I met abstract painter Margaret Peterson (1902-1997) during the later years of her life, and after her death talked to Colin Graham, her former student and first director of the Art Gallery of Greater Victoria, who was her executor. He did his best to place her magisterial paintings in important institutions. Years after his death, I learned that he had left in storage 16 boxes of her papers, dusty and unopened. They were soon deposited at the University of Victoria’s Artists Archives.
There, I spent a year poring over the boxes. I seemed to sense Peterson at my back, gently encouraging me to take responsibility for her reputation and connect the dots of her life story.
She had simply tossed everything in those boxes — unpaid bills, old magazines and unused paints. There was a collection of her love letters (written as she rode across the continent on the Santa Fe Superchief in 1933) each in its original envelope.
A sense of immediacy comes from sorting through someone else’s property. Slides and snapshots of Peterson’s art career were mixed with thousands of pages of manuscript, the text of five books she never quite finished writing. My work was to sort and understand her creations, and I’ve had the pleasure of reading her biography up close and personal. Students after me will find the trail easier to follow, and perhaps some day will write her biography.

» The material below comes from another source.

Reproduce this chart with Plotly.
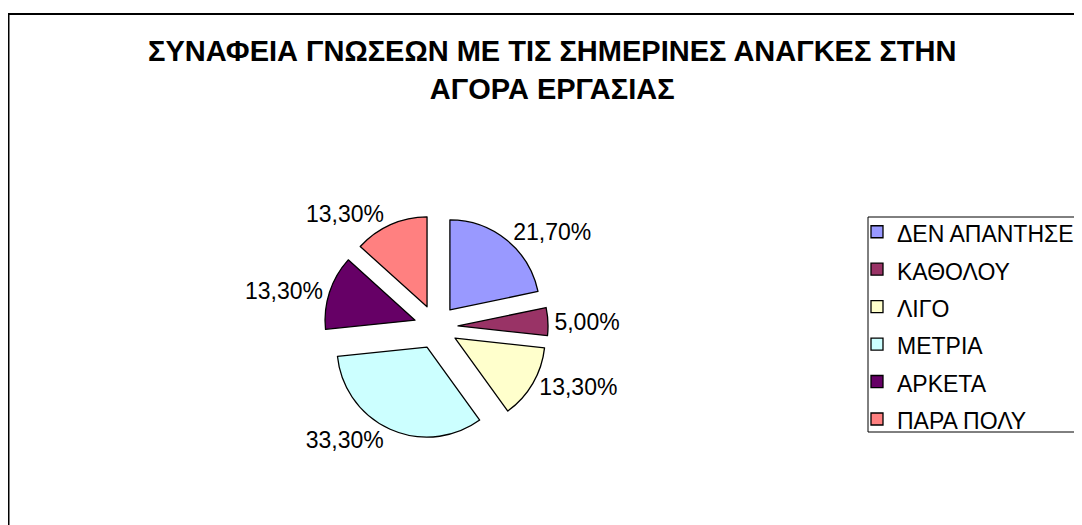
import plotly.graph_objects as go

categories = ["ΔΕΝ ΑΠΑΝΤΗΣΕ", "ΚΑΘΟΛΟΥ", "ΛΙΓΟ", "ΜΕΤΡΙΑ", "ΑΡΚΕΤΑ", "ΠΑΡΑ ΠΟΛΥ"]
values = [21.7, 5.0, 13.3, 33.3, 13.3, 13.3]
colors = ["#9999FF", "#993366", "#FFFFCC", "#CCFFFF", "#660066", "#FF8080"]
title_lines = ["ΣΥΝΑΦΕΙΑ ΓΝΩΣΕΩΝ ΜΕ ΤΙΣ ΣΗΜΕΡΙΝΕΣ ΑΝΑΓΚΕΣ ΣΤΗΝ", "ΑΓΟΡΑ ΕΡΓΑΣΙΑΣ"]

labels_txt = [f"{v:.2f}%".replace(".", ",") for v in values]
legend_labels = [f"<span style='font-size:23px'>{c}</span>" for c in categories]

# page body has an 8px margin; figure sized to fit the window
W, H = 1074, 517
FONT = "Liberation Sans, Arial"
cx, cy, r, pull = 428, 319, 90, 0.245
half = r * (1 + pull)

fig = go.Figure(go.Pie(
    labels=legend_labels,
    values=values,
    text=labels_txt,
    textinfo="text",
    textposition="outside",
    sort=False,
    direction="clockwise",
    rotation=0,
    pull=[pull] * len(values),
    marker=dict(colors=colors, line=dict(color="black", width=1.3)),
    textfont=dict(family=FONT, size=23, color="black"),
    domain=dict(x=[(cx - half) / W, (cx + half) / W],
                y=[1 - (cy + half) / H, 1 - (cy - half) / H]),
    hoverinfo="text",
))

fig.update_layout(
    width=W, height=H,
    margin=dict(l=0, r=0, t=0, b=0),
    paper_bgcolor="white",
    plot_bgcolor="white",
    annotations=[dict(text="<br>".join(title_lines), xref="paper", yref="paper",
                      x=544 / W, y=1 - 62 / H, xanchor="center", yanchor="middle",
                      showarrow=False, align="center",
                      font=dict(family=FONT, size=29, color="black", weight="bold"))],
    legend=dict(x=(889 - 40) / W, y=1 - 200 / H, xanchor="left", yanchor="top",
                borderwidth=0, bgcolor="rgba(0,0,0,0)",
                font=dict(family=FONT, size=26.5, color="black")),
    shapes=[
        dict(type="rect", xref="paper", yref="paper",
             x0=0.5 / W, x1=1.05, y0=-0.05, y1=1 - 6 / H,
             line=dict(color="black", width=2), fillcolor="rgba(0,0,0,0)", layer="below"),
        dict(type="rect", xref="paper", yref="paper",
             x0=860 / W, x1=1072 / W, y0=1 - 424 / H, y1=1 - 209 / H,
             line=dict(color="black", width=1), fillcolor="white", layer="below"),
    ],
)

fig.write_html("out.html")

At the moment, I am deeply involved with the papers of E.J. Hughes (1913-2007) which have been carefully saved by Pat Salmon. Hughes, a legendary painter from Shawnigan Lake and Duncan, referred to Salmon as his “friend, biographer and chauffeur.” She spent 40 years collecting material for the definitive book about him, and gave me the task of assembling the pieces.
Though a book might result, for now my real pleasure is in bringing chronological order to the images, sorting letters according to postmark and slowly reading through the events of the life of an artist I greatly admire — in his own words.
This opportunity might never come again. How long has it been since you received a letter with a postmark, written in the author’s revealing handwriting on carefully chosen stationery? Have we seen the end of all those boxes of photographs — and more importantly, the negatives — in every print format, with names and dates written on the back?
We are told that every word we speak and every step we take is now subject to eternally recorded surveillance. What will be left of that material for those who come after us, to help them understand? Are your papers in order?